Norwegian players unveil floating foundations JV
Odfjell Oceanwind, together with automation and manufacturing company Prodtex, have established a joint venture to produce floating wind turbine foundations.
The joint venture, Windsteel Technologies, will establish the production capacity necessary to meet the need for hundreds of floating wind foundations per year in Europe alone.
The aim is to have the first factory operational by 2027 in time for supplying the first Deepsea Star floating wind foundations to the GoliatVIND demonstration project in Norway.
Geir Bjorkeli, former CEO of Corvus Energy, has been appointed to head up the joint venture.
Windsteel Technologies will act as a hub for delivering the foundations to the market and work in close collaboration with specialist companies from the local and international supply chain.

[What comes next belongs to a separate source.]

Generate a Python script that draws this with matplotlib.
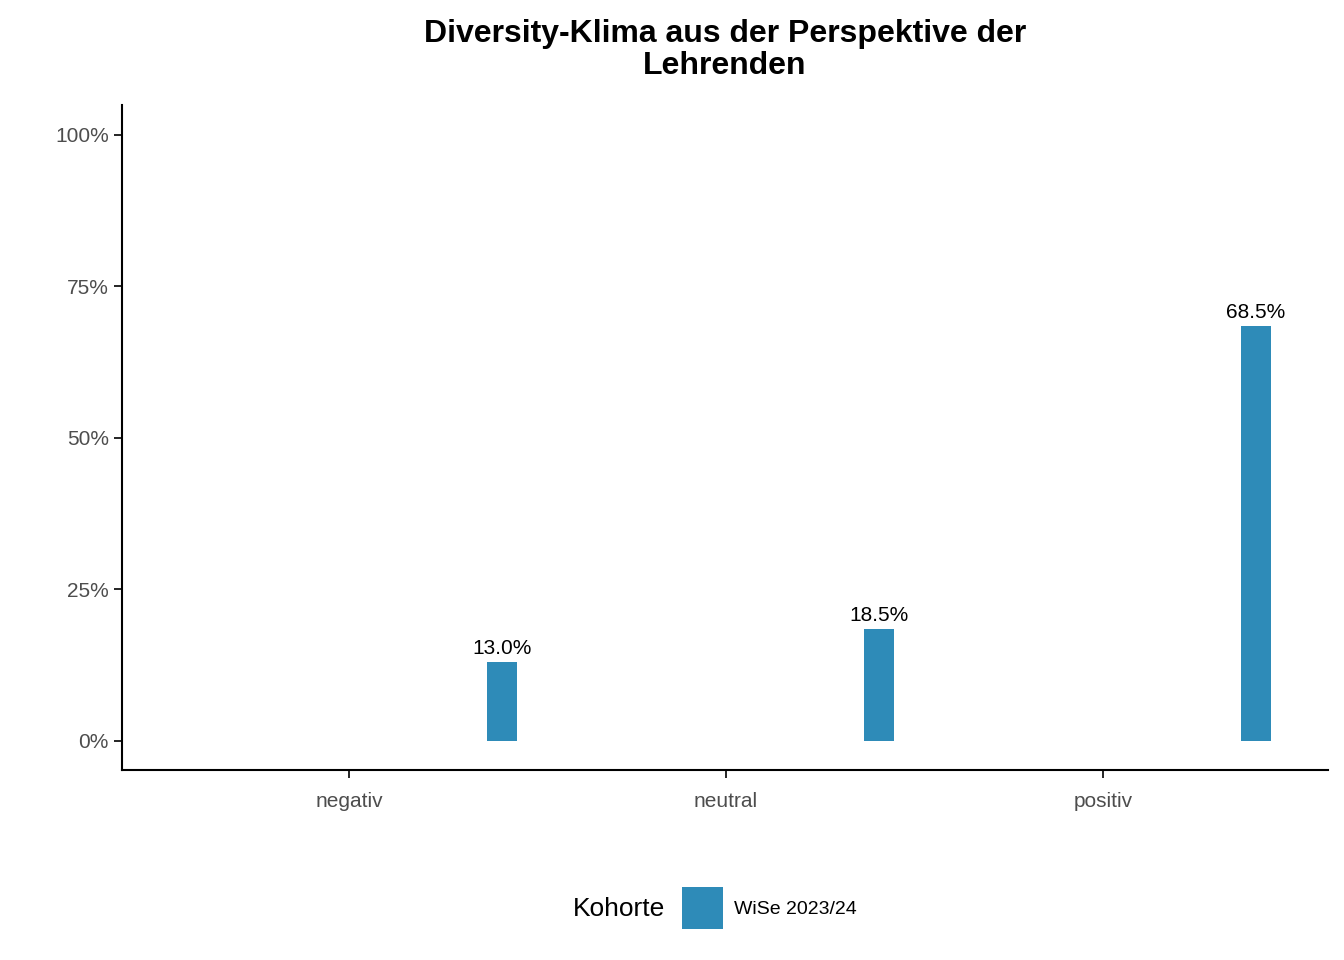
import matplotlib
matplotlib.use("Agg")
import matplotlib.pyplot as plt
import numpy as np

plt.rcParams["font.family"] = "Liberation Sans"

categories = ["negativ", "neutral", "positiv"]
values = [13.0, 18.5, 68.5]
labels = ["13.0%", "18.5%", "68.5%"]
cohort = "WiSe 2023/24"
yticks = [0, 25, 50, 75, 100]
ytick_labels = ["0%", "25%", "50%", "75%", "100%"]

fig = plt.figure(figsize=(13.44, 9.6), dpi=100)
ax = fig.add_axes([122/1344, 1-770/960, (1328-122)/1344, (770-105)/960])
x = np.arange(1, len(categories)+1)
color = "#2E8BB8"
bars = ax.bar(x + 0.406, values, width=0.08, color=color, label=cohort)
for xi, v, l in zip(x, values, labels):
    ax.text(xi + 0.406, v + 0.6, l, ha="center", va="bottom", fontsize=15)
ax.set_xlim(0.398, 3.597)
ax.set_ylim(-4.8, 104.9)
ax.set_xticks(x)
ax.set_xticklabels(categories, fontsize=15, color="#4D4D4D")
ax.set_yticks(yticks)
ax.set_yticklabels(ytick_labels, fontsize=15, color="#4D4D4D")
for s in ["top", "right"]:
    ax.spines[s].set_visible(False)
for s in ["left", "bottom"]:
    ax.spines[s].set_linewidth(1.5)
ax.tick_params(length=6, width=1.2)
ax.tick_params(axis="x", pad=10)
fig.text((122+1328)/2/1344, 1-50/960, "Diversity-Klima aus der Perspektive der\nLehrenden",
         fontsize=23, fontweight="bold", ha="center", va="center", linespacing=1.05)
fig.text(665/1344, 1-909/960, "Kohorte", fontsize=19, ha="right", va="center")
fig.legend(handles=[bars], labels=[cohort], loc="center left",
           bbox_to_anchor=(672/1344, 1-908/960), frameon=False, fontsize=14,
           handlelength=2.1, handleheight=2.9, handletextpad=0.6, borderpad=0)
fig.savefig("out.png", dpi=100)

The first partners are already in place and more will be added in the coming months and years, preparing for what is expected to be a multibillion-euro market at the end of this decade.
The joint venture is a result of several years of collaboration between Odfjell Oceanwind and Prodtex, where the two companies have jointly developed automated production and assembly methods for Odfjell Oceanwind’s Deepsea floating wind foundations.
“Production of floating wind foundations of the size and scale needed to develop gigawatt floating wind parks will require factories, and not yards like we are used to see from the oil and gas and ship building industries.
“These factories will be highly specialized with production and assembly lines that are customized to produce foundation designs with relatively similar structural components. ”
“Very much like we see in car or airplane factories”, Per Lund, CEO of Odfjell Oceanwind and chairman of Windsteel Technologies said.
He added: “If floating offshore wind shall become a relevant source of energy in the future, we need to dramatically reduce the costs, but also increase the scale.
“And we need to do this without sacrificing quality.
“These offshore structures for wind turbines of 15MW and larger shall be able to withstand extreme loads for more than 30 years without having to be towed back for repairs.
“Failures based on poor quality welds or surface treatment are simply not acceptable.”